5.4 Off-Policy Monte Carlo
Off-Policy methods evaluate or improve a policy different from that used to generate the data. Typically this is accomplished using two policies:
A target policy, denoted \(\pi\), is the policy being learned.
A behavior policy, denoted \(b\), is the policy used to generate behavior.
Importance Sampling
Importance Sampling is a general technique for estimating expected values under one distribution given samples from another.

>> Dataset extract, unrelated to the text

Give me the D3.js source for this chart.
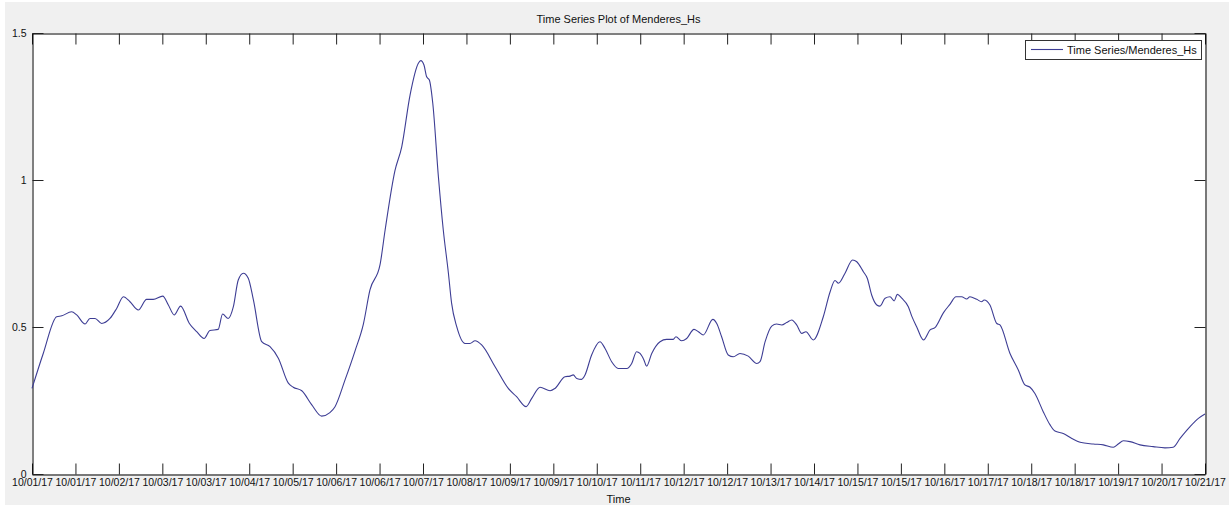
<!DOCTYPE html>
<html>
<head>
<meta charset="utf-8">
<script src="https://cdn.jsdelivr.net/npm/d3@7"></script>
<style>
  html, body { margin: 0; padding: 0; background: #ffffff; }
  svg { display: block; }
  text { font-family: "Liberation Sans", Arial, Helvetica, sans-serif; fill: #111; }
</style>
</head>
<body>
<svg id="chart" width="1229" height="506"></svg>
<script>
// Hours since 2017-10-01 00:00 UTC and significant wave height (m)
const hours = [0, 4.6, 10.1, 12.2, 16.2, 18.3, 21.7, 23.7, 25.8, 28.5, 31.9, 34.7, 37.4, 40.1, 43.5, 46.9, 49.6, 53.5, 55.8, 58.2,
  60.8, 64.4, 67.4, 70.4, 72.8, 76.2, 78.0, 80.3, 82.4, 84.4, 86.5, 88.5, 90.6, 94.0, 97.4, 100.8, 104.9, 106.9, 110.4, 114.5,
  118.5, 121.9, 124.0, 128.1, 132.2, 135.6, 138.3, 142.4, 144.5, 148.5, 151.3, 154.7, 158.1, 159.1, 160.4, 161.5, 162.6, 164.0,
  166.3, 168.3, 170.4, 171.7, 173.8, 177.2, 179.2, 181.3, 184.0, 189.5, 194.9, 198.3, 202.2, 204.5, 207.9, 212.0, 214.0, 218.1,
  220.2, 221.5, 222.9, 224.9, 226.3, 229.0, 232.4, 234.5, 237.2, 239.9, 243.4, 245.4, 247.4, 248.8, 250.4, 251.5, 253.6, 257.0,
  259.7, 262.4, 263.5, 265.9, 267.9, 270.9, 272.7, 274.7, 278.6, 280.2, 282.2, 284.9, 287.0, 289.7, 293.1, 296.6, 297.9, 300.0,
  302.7, 304.7, 306.8, 308.8, 310.9, 312.9, 315.0, 316.7, 319.7, 323.8, 326.6, 328.6, 330.0, 332.7, 335.8, 337.5, 340.2, 341.8,
  343.6, 345.7, 347.0, 349.1, 351.1, 352.8, 354.1, 355.9, 358.6, 360.0, 362.0, 364.8, 367.5, 369.5, 373.0, 375.7, 378.1, 380.4,
  382.5, 383.8, 386.6, 388.6, 389.6, 392.0, 394.8, 396.1, 400.2, 403.6, 406.3, 408.4, 410.4, 413.8, 416.6, 418.6, 422.0, 425.5,
  428.9, 434.3, 438.4, 442.5, 444.5, 446.6, 449.3, 453.4, 458.8, 463.6, 467.0, 469.8, 473.9, 477.3, 480];
const hs = [0.291, 0.41, 0.535, 0.538, 0.552, 0.541, 0.510, 0.529, 0.529, 0.512, 0.529, 0.564, 0.603, 0.586, 0.558, 0.594, 0.594, 0.605, 0.575, 0.541,
  0.571, 0.512, 0.484, 0.461, 0.488, 0.492, 0.544, 0.529, 0.569, 0.660, 0.683, 0.666, 0.592, 0.450, 0.433, 0.394, 0.309, 0.295, 0.283, 0.235,
  0.197, 0.209, 0.229, 0.320, 0.419, 0.510, 0.626, 0.711, 0.830, 1.031, 1.113, 1.289, 1.397, 1.406, 1.391, 1.351, 1.340, 1.261,
  1.011, 0.830, 0.683, 0.581, 0.501, 0.444, 0.444, 0.453, 0.439, 0.365, 0.291, 0.263, 0.229, 0.257, 0.295, 0.283, 0.291, 0.331,
  0.333, 0.337, 0.325, 0.322, 0.337, 0.405, 0.450, 0.427, 0.382, 0.359, 0.359, 0.376, 0.416, 0.410, 0.388, 0.367, 0.410, 0.450,
  0.458, 0.458, 0.467, 0.453, 0.461, 0.492, 0.484, 0.473, 0.526, 0.512, 0.467, 0.405, 0.399, 0.410, 0.401, 0.376, 0.382, 0.450,
  0.503, 0.510, 0.507, 0.515, 0.524, 0.507, 0.478, 0.484, 0.456, 0.535, 0.620, 0.658, 0.649, 0.683, 0.728, 0.722, 0.688, 0.666,
  0.609, 0.575, 0.571, 0.598, 0.603, 0.589, 0.611, 0.598, 0.569, 0.537, 0.501, 0.456, 0.490, 0.498, 0.549, 0.578, 0.603, 0.603,
  0.595, 0.603, 0.594, 0.586, 0.592, 0.575, 0.512, 0.507, 0.410, 0.354, 0.303, 0.295, 0.274, 0.212, 0.167, 0.146, 0.138, 0.121,
  0.108, 0.102, 0.099, 0.091, 0.102, 0.113, 0.110, 0.099, 0.093, 0.089, 0.091, 0.121, 0.161, 0.189, 0.204];

// Axis tick labels (28 evenly spaced ticks across the time span)
const xTickLabels = ["10/01/17", "10/01/17", "10/02/17", "10/03/17", "10/03/17", "10/04/17", "10/05/17", "10/06/17", "10/06/17", "10/07/17",
  "10/08/17", "10/09/17", "10/09/17", "10/10/17", "10/11/17", "10/12/17", "10/12/17", "10/13/17", "10/14/17", "10/15/17",
  "10/15/17", "10/16/17", "10/17/17", "10/18/17", "10/18/17", "10/19/17", "10/20/17", "10/21/17"];
const yTicks = [0, 0.5, 1, 1.5];

const startTime = Date.UTC(2017, 9, 1);
const endTime = Date.UTC(2017, 9, 21);
const data = hours.map((h, i) => ({ t: new Date(startTime + h * 3600e3), v: hs[i] }));

const svg = d3.select("#chart");
const W = 1229, H = 506;
const plot = { left: 32, right: 1205, top: 33, bottom: 474 };

// figure background
svg.append("rect").attr("x", 5).attr("y", 2).attr("width", W - 5).attr("height", 503).attr("fill", "#f0f0f0");
svg.append("rect").attr("x", plot.left).attr("y", plot.top)
  .attr("width", plot.right - plot.left).attr("height", plot.bottom - plot.top).attr("fill", "#ffffff");

const x = d3.scaleUtc().domain([new Date(startTime), new Date(endTime)]).range([plot.left, plot.right]);
const y = d3.scaleLinear().domain([0, 1.5]).range([plot.bottom, plot.top]);

const nT = xTickLabels.length;
const xTickValues = d3.range(nT).map(i => new Date(startTime + (endTime - startTime) * i / (nT - 1)));

const axisStyle = g => {
  g.selectAll(".domain").attr("stroke", "#000").attr("stroke-width", 1);
  g.selectAll(".tick line").attr("stroke", "#222").attr("stroke-width", 1);
  g.selectAll(".tick text").attr("fill", "#111").style("font-size", "10.5px")
    .style("font-family", "'Liberation Sans', Arial, sans-serif");
};

svg.append("g").attr("transform", `translate(0,${plot.bottom + 0.5})`)
  .call(d3.axisBottom(x).tickValues(xTickValues).tickFormat((d, i) => xTickLabels[i])
    .tickSizeInner(-11).tickSizeOuter(0).tickPadding(4))
  .call(axisStyle);

svg.append("g").attr("transform", `translate(0,${plot.top + 0.5})`)
  .call(d3.axisTop(x).tickValues(xTickValues).tickFormat("")
    .tickSizeInner(-11).tickSizeOuter(0))
  .call(axisStyle);

svg.append("g").attr("transform", `translate(${plot.left + 0.5},0)`)
  .call(d3.axisLeft(y).tickValues(yTicks).tickFormat(d3.format("~g"))
    .tickSizeInner(-11).tickSizeOuter(0).tickPadding(6))
  .call(axisStyle);

svg.append("g").attr("transform", `translate(${plot.right + 0.5},0)`)
  .call(d3.axisRight(y).tickValues(yTicks).tickFormat("")
    .tickSizeInner(-11).tickSizeOuter(0))
  .call(axisStyle);

// series line
const line = d3.line().x(d => x(d.t)).y(d => y(d.v)).curve(d3.curveMonotoneX);
svg.append("path").datum(data).attr("d", line)
  .attr("fill", "none").attr("stroke", "#3d3d94").attr("stroke-width", 1.1);

// title and axis label
svg.append("text").attr("x", (plot.left + plot.right) / 2).attr("y", 23)
  .attr("text-anchor", "middle").style("font-size", "11px").text("Time Series Plot of Menderes_Hs");
svg.append("text").attr("x", (plot.left + plot.right) / 2).attr("y", 503)
  .attr("text-anchor", "middle").style("font-size", "11px").text("Time");

// legend
const lg = svg.append("g");
lg.append("rect").attr("x", 1025.5).attr("y", 40.5).attr("width", 176).attr("height", 19)
  .attr("fill", "#fff").attr("stroke", "#333").attr("stroke-width", 1);
lg.append("line").attr("x1", 1031).attr("x2", 1063).attr("y1", 49.5).attr("y2", 49.5)
  .attr("stroke", "#3d3d94").attr("stroke-width", 1.1);
lg.append("text").attr("x", 1067).attr("y", 54).style("font-size", "11px").text("Time Series/Menderes_Hs");
</script>
</body>
</html>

We apply importance sampling to off-policy learning by weighting returns according to the relative probability of their trajectories occurring under the target and behavior policies, called the importance-sampling ratio.

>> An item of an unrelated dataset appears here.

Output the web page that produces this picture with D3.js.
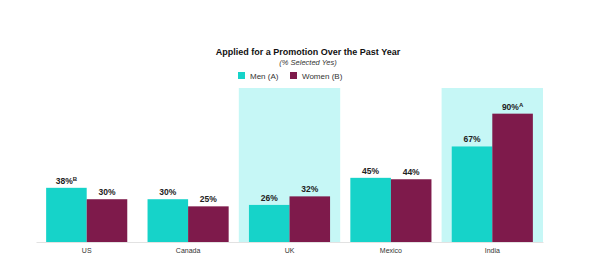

\[ \text{Pr}\{A_{t}, S_{t+1}, A_{t+1}, \dots , S_{T} \mid S_{t}, A_{t:T-1} \sim \pi \} = \prod_{k=t}^{T-1} \frac{\pi(A_{k} \mid S_{k})}{b(A_{k} \mid S_{k})} \]
Incremental Implementation
Similarly to the Multi-Armed Bandits chapter, action values \(q_{\pi}(s,a)\) can be calculated incrementally.
In order to do so, we must first begin by calculating a cumulative sum of the weights:
\[ C(S_{t},A_{t}) = C(S_{t},A_{t}) + W \]
Then, we average returns of corresponding action values:
\[ Q(S_{t},A_{t}) = Q(S_{t},A_{t}) + \frac{W}{C(S_{t},A_{t})}[G - Q(S_{t},A_{t})] \]
Finally, we update the weight according to our importance sampling ratio:
\[ W = W \frac{\pi(A_{k} \mid S_{k})}{b(A_{k} \mid S_{k})} \]
Off-Policy Control
We can assure Off-Policy methods to achieve control by choosing \(b\) to be \(\epsilon\)-soft.
The target policy \(\pi\) converges to optimal at all encountered states even though actions are selected according to a different soft policy \(b\), which may change between or even within episodes.